While considering its proposed rule amendments, the ITC contemplated, but ultimately declined to adopt, e-discovery provisions consistent with those found in Chief Judge Rader and the Federal Circuit Advisory Counsel’s 2011 Model Order Limiting E-Discovery in Patent Cases (the “Model Order”), including, e.g., (i) cost shifting for disproportionate ESI production requests; (ii) limitations to five e-mail custodians and five search terms per custodian; and (iii) no requirement to produce metadata beyond sent and received dates.
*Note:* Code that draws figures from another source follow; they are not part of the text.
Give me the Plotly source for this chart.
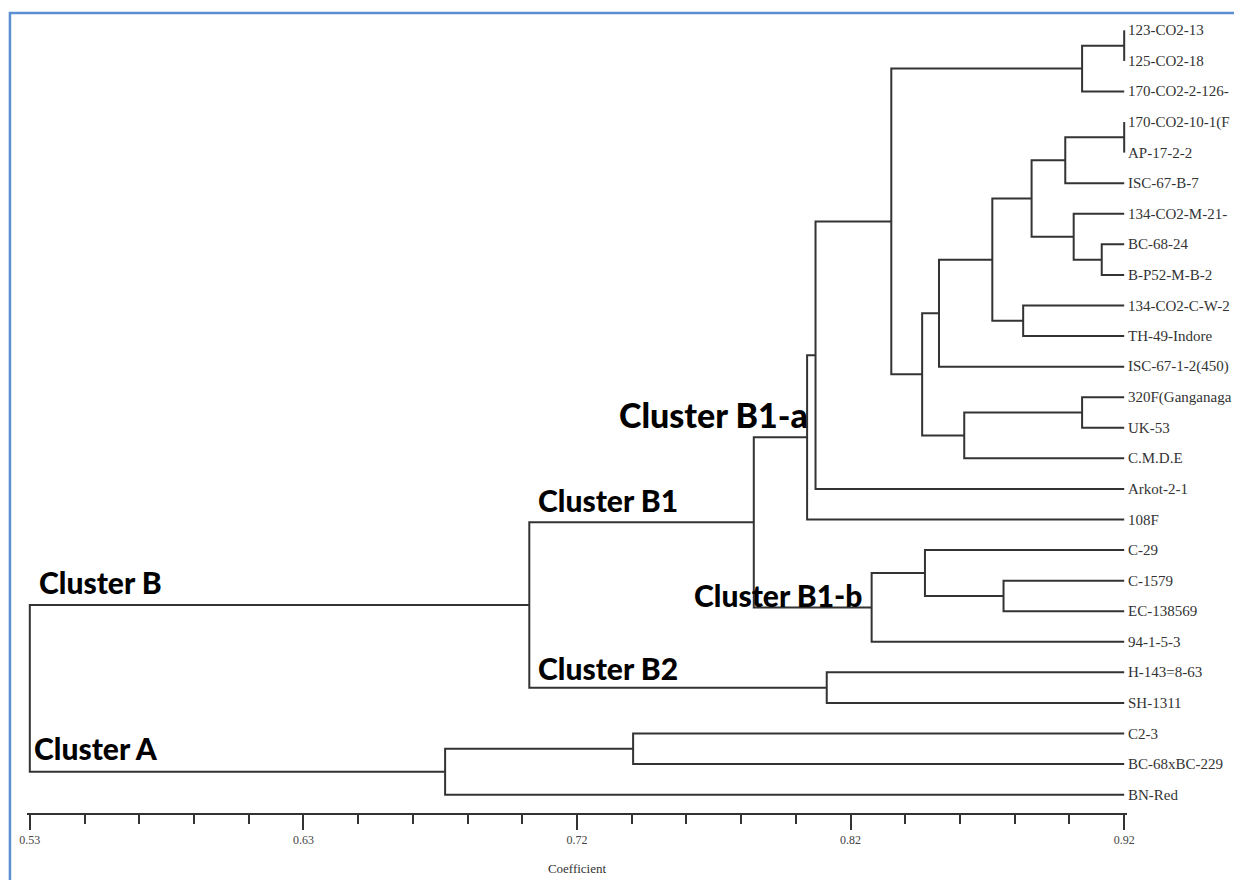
import plotly.graph_objects as go

# ---------------- data ----------------
leaves = [
    "123-CO2-13", "125-CO2-18", "170-CO2-2-126-", "170-CO2-10-1(F", "AP-17-2-2",
    "ISC-67-B-7", "134-CO2-M-21-", "BC-68-24", "B-P52-M-B-2", "134-CO2-C-W-2",
    "TH-49-Indore", "ISC-67-1-2(450)", "320F(Ganganaga", "UK-53", "C.M.D.E",
    "Arkot-2-1", "108F", "C-29", "C-1579", "EC-138569", "94-1-5-3",
    "H-143=8-63", "SH-1311", "C2-3", "BC-68xBC-229", "BN-Red",
]
leaf_height = 0.92

# linkage: node id = 26 + row index
merge_left = [0, 26, 3, 28, 7, 6, 29, 9, 32, 34, 12, 36, 35, 27, 39, 40, 18, 17, 43, 41, 21, 45, 23, 48, 49]
merge_right = [1, 2, 4, 5, 8, 30, 31, 10, 33, 11, 13, 14, 37, 38, 15, 16, 19, 42, 20, 44, 22, 46, 24, 25, 47]
merge_height = [0.920, 0.905, 0.920, 0.899, 0.912, 0.902, 0.887, 0.884, 0.873, 0.854,
                0.905, 0.863, 0.848, 0.837, 0.810, 0.807, 0.877, 0.849, 0.830, 0.788,
                0.814, 0.708, 0.745, 0.678, 0.530]

tick_vals = [0.53, 0.6275, 0.725, 0.8225, 0.92]
tick_text = ["0.53", "0.63", "0.72", "0.82", "0.92"]
minor_step = 0.0195

cluster_names = ["Cluster B", "Cluster A", "Cluster B1", "Cluster B2", "Cluster B1-a", "Cluster B1-b"]
cluster_nodes = [47, 49, 45, 46, 41, 44]  # node whose branch carries the label

# ---------------- build dendrogram geometry ----------------
n = len(leaves)
pos_y = {i: float(i) for i in range(n)}
pos_h = {i: leaf_height for i in range(n)}
xs, ys = [], []
for k, (a, b, h) in enumerate(zip(merge_left, merge_right, merge_height)):
    node = n + k
    ya, yb = pos_y[a], pos_y[b]
    xs += [pos_h[a], h, h, pos_h[b], None]
    ys += [ya, ya, yb, yb, None]
    pos_y[node] = (ya + yb) / 2
    pos_h[node] = h

fig = go.Figure()
fig.add_trace(go.Scatter(x=xs, y=ys, mode="lines",
                         line=dict(color="#333333", width=2),
                         hoverinfo="skip", showlegend=False))

# leaf labels
for i, name in enumerate(leaves):
    fig.add_annotation(x=leaf_height, y=i, text=name, showarrow=False,
                       xanchor="left", yanchor="middle", xshift=2,
                       font=dict(family="Liberation Serif", size=15, color="#333333"))

# cluster labels
parent_of = {}
for k, (a, b) in enumerate(zip(merge_left, merge_right)):
    parent_of[a] = n + k
    parent_of[b] = n + k

label_style = {
    "Cluster B":    dict(anchor="left",  ref="parent", xs=7,  ys=23, size=30),
    "Cluster A":    dict(anchor="left",  ref="parent", xs=2,  ys=24, size=30),
    "Cluster B1":   dict(anchor="left",  ref="parent", xs=7,  ys=22, size=30),
    "Cluster B2":   dict(anchor="left",  ref="parent", xs=7,  ys=20, size=30),
    "Cluster B1-a": dict(anchor="right", ref="self",   xs=3,  ys=23, size=34),
    "Cluster B1-b": dict(anchor="right", ref="self",   xs=-8, ys=12, size=30),
}
for name, node in zip(cluster_names, cluster_nodes):
    st = label_style[name]
    xh = pos_h[parent_of[node]] if st["ref"] == "parent" else pos_h[node]
    fig.add_annotation(x=xh, y=pos_y[node], text=name, showarrow=False,
                       xanchor=st["anchor"], yanchor="middle",
                       xshift=st["xs"], yshift=st["ys"],
                       font=dict(family="Lato", size=st["size"], color="#000000", weight=900))

# blue frame around the picture
fig.add_shape(type="rect", xref="paper", yref="paper",
              x0=-0.0155, x1=1.1027, y0=-0.12, y1=0.9988,
              line=dict(color="#5b8fd0", width=2.5), layer="above")

fig.update_layout(
    width=1234, height=872,
    margin=dict(l=19, r=115, t=4, b=67),
    paper_bgcolor="white", plot_bgcolor="white",
    showlegend=False,
    xaxis=dict(range=[0.529, 0.921], showgrid=False, zeroline=False,
               showline=True, linecolor="#333333", linewidth=2,
               tickmode="array", tickvals=tick_vals, ticktext=tick_text,
               ticks="outside", ticklen=15, tickwidth=2, tickcolor="#333333",
               minor=dict(tick0=0.53, dtick=minor_step, ticks="outside", ticklen=9,
                          tickwidth=1.5, tickcolor="#333333", showgrid=False),
               tickfont=dict(family="Liberation Serif", size=12, color="#444444"),
               title=dict(text="Coefficient", standoff=17,
                          font=dict(family="Liberation Serif", size=13, color="#333333"))),
    yaxis=dict(range=[n - 1 + 0.6, -0.6], showgrid=False, zeroline=False,
               showline=False, showticklabels=False, ticks=""),
)

fig.write_html("out.html")
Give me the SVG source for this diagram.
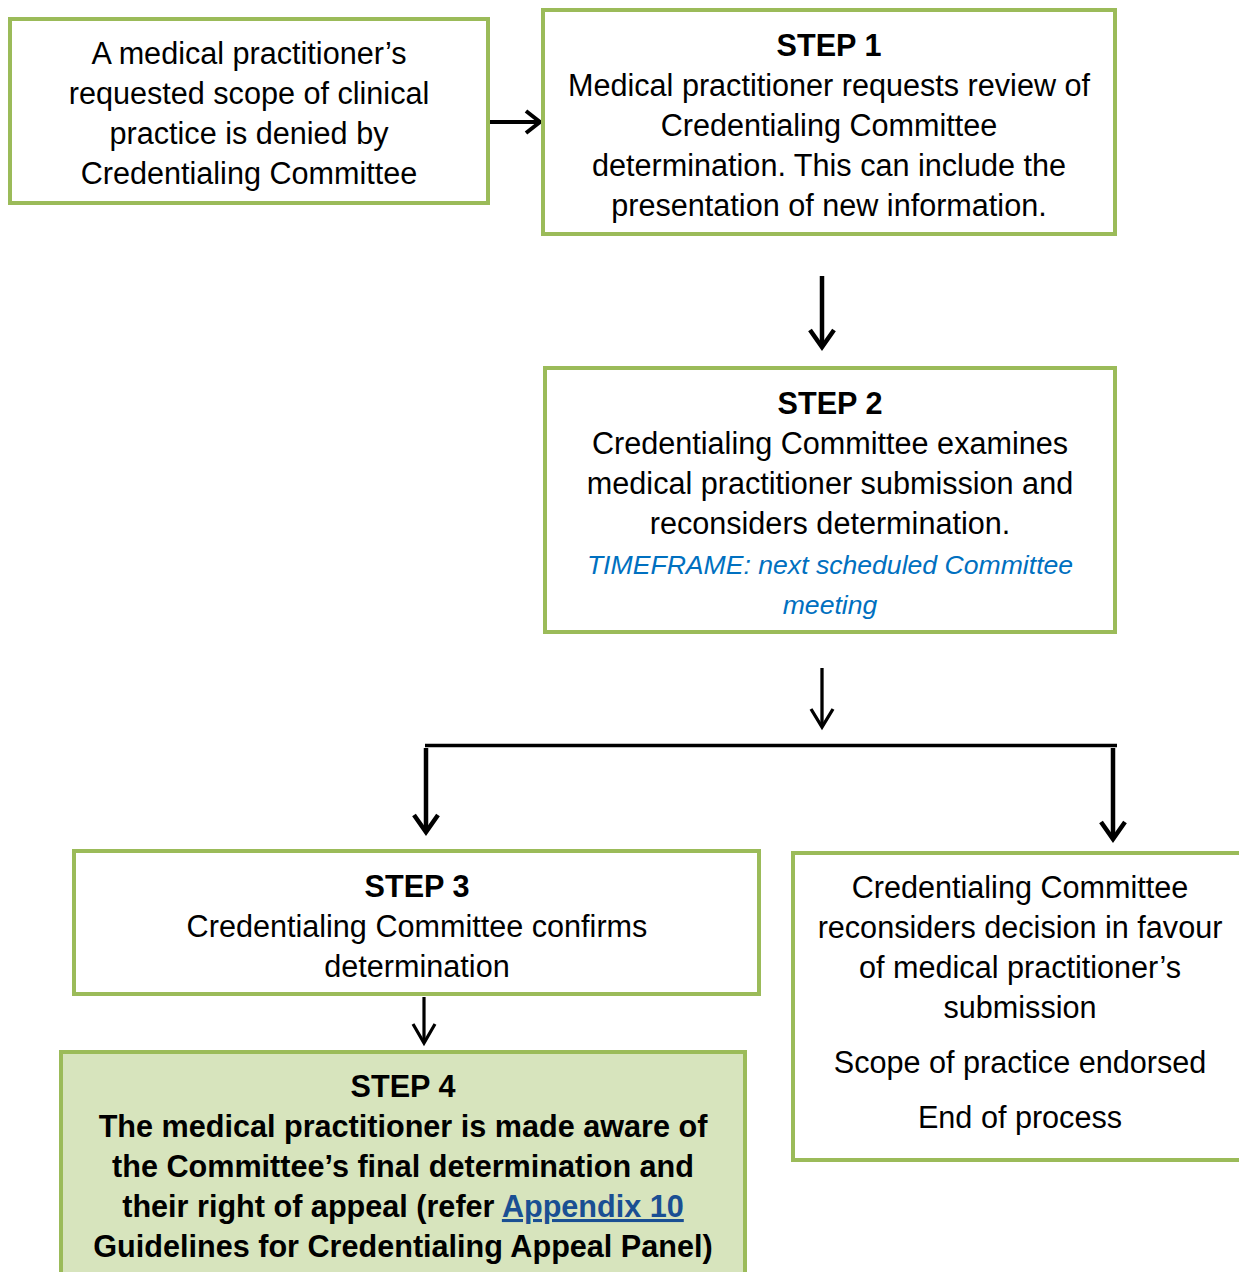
<svg xmlns="http://www.w3.org/2000/svg" width="1239" height="1272" viewBox="0 0 1239 1272">
<style>
.box{fill:#fff;stroke:#9BBB59;stroke-width:4}
.box4{fill:#D7E4BD;stroke:#9BBB59;stroke-width:4}
text{font-family:"Liberation Sans",Arial,sans-serif;font-size:30.6px;fill:#000;text-anchor:middle}
.b{font-weight:bold}
.tf{fill:#0070C0;font-style:italic;font-size:26.6px}
.link{fill:#1A4F93;text-decoration:underline}
.c{fill:none;stroke:#000;stroke-linecap:butt}
</style>
<g id="connectors">
<path class="c" d="M489 122H539" stroke-width="4"/>
<path class="c" d="M526 111L540 122L526 133" stroke-width="4"/>
<path class="c" d="M822 276V346" stroke-width="4.5"/>
<path class="c" d="M810 330L822 347L834 330" stroke-width="4.5"/>
<path class="c" d="M822 668V726" stroke-width="3.3"/>
<path class="c" d="M811 709L822 727L833 709" stroke-width="3.3"/>
<path class="c" d="M425 745.5H1117" stroke-width="3.5"/>
<path class="c" d="M426 748V831" stroke-width="4.5"/>
<path class="c" d="M414 815L426 832L438 815" stroke-width="4.5"/>
<path class="c" d="M1113 748V838" stroke-width="4.5"/>
<path class="c" d="M1101 822L1113 839L1125 822" stroke-width="4.5"/>
<path class="c" d="M424 997V1042" stroke-width="3.2"/>
<path class="c" d="M413 1024L424 1043L435 1024" stroke-width="3.2"/>
</g>
<g id="node-denied">
<rect class="box" x="10" y="19" width="478" height="184"/>
<text x="249" y="64">A medical practitioner’s</text>
<text x="249" y="104">requested scope of clinical</text>
<text x="249" y="144">practice is denied by</text>
<text x="249" y="184">Credentialing Committee</text>
</g>
<g id="node-step1">
<rect class="box" x="543" y="10" width="572" height="224"/>
<text x="829" y="56" class="b">STEP 1</text>
<text x="829" y="96">Medical practitioner requests review of</text>
<text x="829" y="136">Credentialing Committee</text>
<text x="829" y="176">determination. This can include the</text>
<text x="829" y="216">presentation of new information.</text>
</g>
<g id="node-step2">
<rect class="box" x="545" y="368" width="570" height="264"/>
<text x="830" y="414" class="b">STEP 2</text>
<text x="830" y="454">Credentialing Committee examines</text>
<text x="830" y="494">medical practitioner submission and</text>
<text x="830" y="534">reconsiders determination.</text>
<text x="830" y="574" class="tf">TIMEFRAME: next scheduled Committee</text>
<text x="830" y="614" class="tf">meeting</text>
</g>
<g id="node-step3">
<rect class="box" x="74" y="851" width="685" height="143"/>
<text x="417" y="897" class="b">STEP 3</text>
<text x="417" y="937">Credentialing Committee confirms</text>
<text x="417" y="977">determination</text>
</g>
<g id="node-endorsed">
<rect class="box" x="793" y="853" width="460" height="307"/>
<text x="1020" y="898">Credentialing Committee</text>
<text x="1020" y="938">reconsiders decision in favour</text>
<text x="1020" y="978">of medical practitioner’s</text>
<text x="1020" y="1018">submission</text>
<text x="1020" y="1073">Scope of practice endorsed</text>
<text x="1020" y="1128">End of process</text>
</g>
<g id="node-step4">
<rect class="box4" x="61" y="1052" width="684" height="240"/>
<text x="403" y="1097" class="b">STEP 4</text>
<text x="403" y="1137" class="b">The medical practitioner is made aware of</text>
<text x="403" y="1177" class="b">the Committee’s final determination and</text>
<text x="403" y="1217" class="b">their right of appeal (refer <tspan class="link">Appendix 10</tspan></text>
<text x="403" y="1257" class="b">Guidelines for Credentialing Appeal Panel)</text>
</g>
</svg>
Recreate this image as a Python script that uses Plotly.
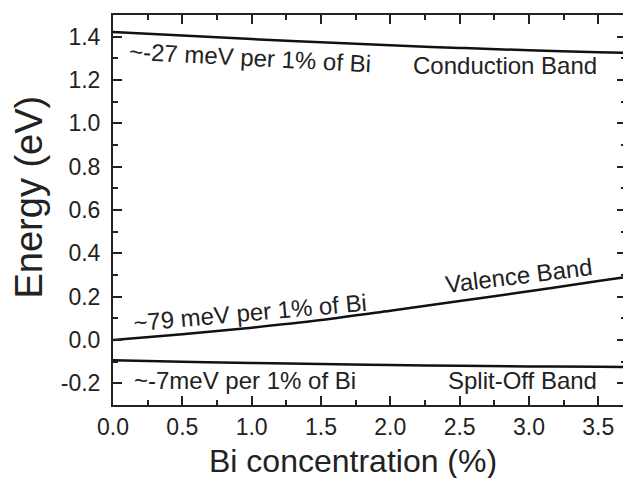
import plotly.graph_objects as go

bi_conc = [0.0, 0.5, 1.0, 1.5, 2.0, 2.5, 3.0, 3.5, 3.7]
conduction = [1.422, 1.405, 1.389, 1.374, 1.360, 1.348, 1.337, 1.328, 1.325]
valence = [0.0, 0.027, 0.057, 0.092, 0.135, 0.180, 0.225, 0.272, 0.290]
split_off = [-0.094, -0.100, -0.106, -0.111, -0.115, -0.119, -0.122, -0.124, -0.125]

x_ticks = [0.0, 0.5, 1.0, 1.5, 2.0, 2.5, 3.0, 3.5]
y_ticks = [-0.2, 0.0, 0.2, 0.4, 0.6, 0.8, 1.0, 1.2, 1.4]

x_title = "Bi concentration (%)"
y_title = "Energy (eV)"

labels = [
    ("~-27 meV per 1% of Bi", 0.99, 1.303, 3),
    ("Conduction Band", 2.83, 1.266, 0),
    ("~79 meV per 1% of Bi", 0.985, 0.125, -5),
    ("Valence Band", 2.93, 0.297, -7),
    ("~-7meV per 1% of Bi", 0.95, -0.186, 0),
    ("Split-Off Band", 2.95, -0.186, 0),
]

FONT = "Arial, Liberation Sans, Helvetica, sans-serif"
INK = "#222222"

fig = go.Figure()
for ys in (conduction, valence, split_off):
    fig.add_trace(go.Scatter(x=bi_conc, y=ys, mode="lines",
                             line=dict(color="#111111", width=2.5, shape="spline"),
                             showlegend=False, hoverinfo="skip"))

for text, x, y, ang in labels:
    fig.add_annotation(x=x, y=y, text=text, showarrow=False, textangle=ang,
                       font=dict(family=FONT, size=24, color=INK))

# axis titles (placed slightly off-centre as in the reference)
fig.add_annotation(xref="paper", yref="paper", x=0.468, y=-0.1436, text=x_title,
                   showarrow=False, xanchor="center", yanchor="middle",
                   font=dict(family=FONT, size=32, color=INK))
fig.add_annotation(xref="paper", yref="paper", x=-0.163, y=0.533, text=y_title,
                   showarrow=False, xanchor="center", yanchor="middle", textangle=-90,
                   font=dict(family=FONT, size=38, color=INK))

axis_common = dict(showline=True, linecolor=INK, linewidth=2, mirror="ticks",
                   ticks="inside", ticklen=9, tickwidth=2, tickcolor=INK,
                   showgrid=False, zeroline=False,
                   tickfont=dict(family=FONT, size=23, color=INK))

fig.update_xaxes(range=[0, 3.7], tickvals=x_ticks,
                 ticktext=[f"{v:.1f}" for v in x_ticks],
                 ticklabelstandoff=0,
                 minor=dict(dtick=0.25, tick0=0, ticks="inside", ticklen=5,
                            tickwidth=1.5, tickcolor=INK),
                 **axis_common)
fig.update_yaxes(range=[-0.3, 1.5], tickvals=y_ticks,
                 ticktext=[f"{v:.1f}" for v in y_ticks],
                 ticklabelstandoff=6,
                 minor=dict(dtick=0.1, tick0=0, ticks="inside", ticklen=5,
                            tickwidth=1.5, tickcolor=INK),
                 **axis_common)

fig.update_layout(width=623, height=470, margin=dict(l=105, r=3, t=7, b=73),
                  plot_bgcolor="white", paper_bgcolor="white")

fig.write_html("out.html")
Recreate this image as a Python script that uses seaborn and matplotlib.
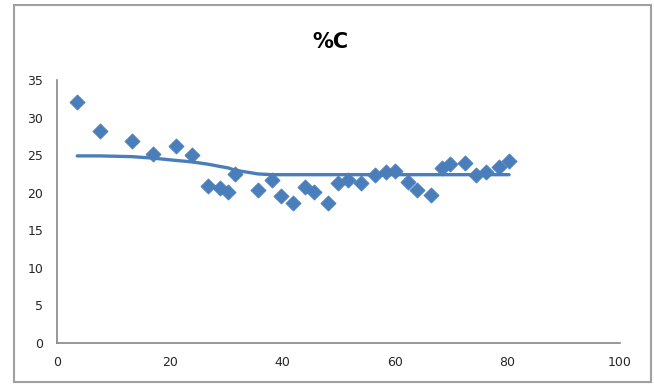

However, some of the ALJ’s Ground Rules may propose similar limitations to those found in the Model Order, or provide the parties with an opportunity to negotiate and stipulate to mutually agreeable e-discovery limitations.

Moving Forward: Strategies for E-Discovery at the ITC

In light of the ITC’s current e-discovery rules, respondents should consider the following principles to minimize burden and expense in ITC litigation:

  • Start Early—The ITC has 30 days after the filing of a complaint to determine whether to institute an investigation. After a decision to investigate, a respondent has 20 to 30 days to file an answer to the complaint (depending on whether the respondent is a domestic or foreign company). Consider using this initial period to assess both the case merits and potential document preservation and e-discovery issues, such as identifying and interviewing potentially relevant custodians and key individuals in the IT department. Also consider collecting sample bulk ESI from custodians to evaluate the scope of discovery and the applicability of various ESI search terms. Knowledge of these issues may provide an advantage during negotiations with opposing counsel on e-discovery agreements.
  • Negotiate E-Discovery Limitations—Consider the scope and types of relevant data, as this may shape discussions with opposing counsel. For example, if a case is relatively simple, an agreement to exchange e-discovery without corresponding metadata may be a cost-efficient solution for both parties. On the other hand, if documents such as CAD drawings and computer renderings may play a role in invalidating a complainant’s patent, a respondent may want to consider requiring production of metadata in order to ensure fields such as “Date Created” or “Date Modified” are preserved and available for use with such documents.
  • Familiarity with Model E-Discovery Rules—The Model Order has proven influential in e-discovery discussions in district courts and other forums, such as the ITC. Knowledge of the Model Order and e-discovery processes may provide an advantage during negotiation of an e-discovery agreement.
  • Joint Stipulations—If the ALJ Ground Rules do not include limitations on e-discovery, consider entering into a joint stipulation with opposing counsel to limit the custodians, metadata, and search term number and scope of discovery in an effort to reduce cost and unnecessary burden.

Conclusion

Discovery at the ITC can be broad, burdensome, costly and fast. While the 2013 amendments indicate that the ITC is willing to address expensive and inefficient discovery practices, those familiar with patent litigation in federal court will find substantial differences, particularly relating to e-discovery practices. Applying federal court e-discovery strategies in ITC investigations can potentially mitigate cost and manage the scope of an ITC case.